Macro-Finance Salon (No. 124): Comprehensive Surveillance Review
2019-06-28 IMI
On June 28, Macro-Finance Salon (No. 124) was held at Renmin University of China. Mr. Sanjaya Panth, Deputy Director at the IMF’s Strategy, Poliby and Review Department, made a keynote speech on Comprehensive Surveillance Review. Mr. Wei Benhua, Former Administrator at the State Administration of Foreign Exchange and Former IMF Executive Director for China, and Prof. Zhao Xijun, Associate Dean of School of Finance at Renmin University, attended the salon and made their comments. The salon was chaired by Mr. Zhang Zhixiang, Former Director General of International Department of PBoC and Former IMF Executive Director for China.
Mr. Panth pointed out that the global economy is at a delicate moment. There are strains on global trade and financial integration, and traditional economic policy prescriptions are being increasingly questioned. At the same time, technological progress and demographic dividends in some parts of the world can, if harnessed properly, provide substantial boosts to economic well-being. These and other trends and uncertainties have raised the ante on IMF’s continuing importance as guardians of global economic stability.

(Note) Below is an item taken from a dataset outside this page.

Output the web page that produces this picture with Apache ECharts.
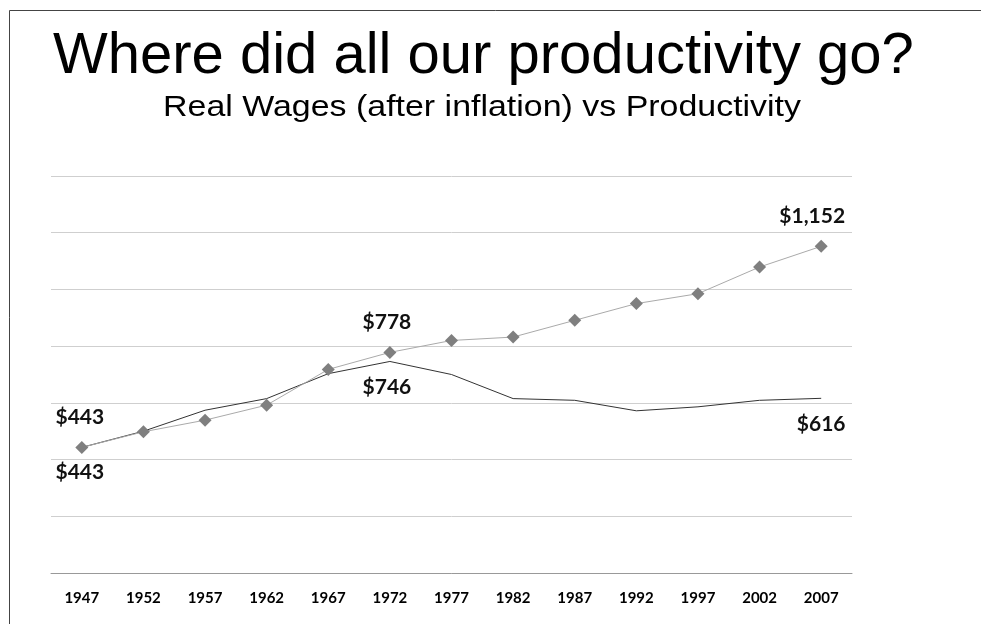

The IMF is currently undertaking a major review to help shape surveillance to prepare for the challenges of the future. The ongoing 2020 Comprehensive Surveillance Review (CSR) will develop a strategic blueprint for IMF surveillance—one that will shape how we provide value-added to global and national policymakers over the next decade. The CSR builds on the 2018 Interim Surveillance Review (ISR), which found that Fund surveillance has adapted well to the global conjuncture and become more attuned to risks. The ISR also identified areas where further efforts would be needed, such as macro-financial surveillance and coverage in Article IV staff reports of spillover impacts from systemic countries’ policies on others. With a forward-looking perspective, the CSR will explore key global macro and financial trends, establish priorities for IMF surveillance work, and propose new ways to engage with member countries to enhance value for them. IMF policy advice will likely be anchored in a mindset of risk management, with a longer-term focus, deeper discussion on spillovers, and enhanced frameworks for dealing with macro-financial volatility that consider tradeoffs and complementarities of different policy instruments. The CSR will also coordinate closely with the 2020 Review of the Financial Sector Assessment Program (FSAP; joint with the World Bank), which is also underway. IMF Board discussion of the Comprehensive Surveillance Review (CSR) is scheduled in the Spring of 2020.
After his speech, the guests had a discussion on the role CSR plays in major crisis, the implication of the state capitalism under the new surveillance mechanism, the impact of financial innovation on surveillance policy, and the possible inconsistency of each country’s internal surveillance and IMF’s surveillance goals.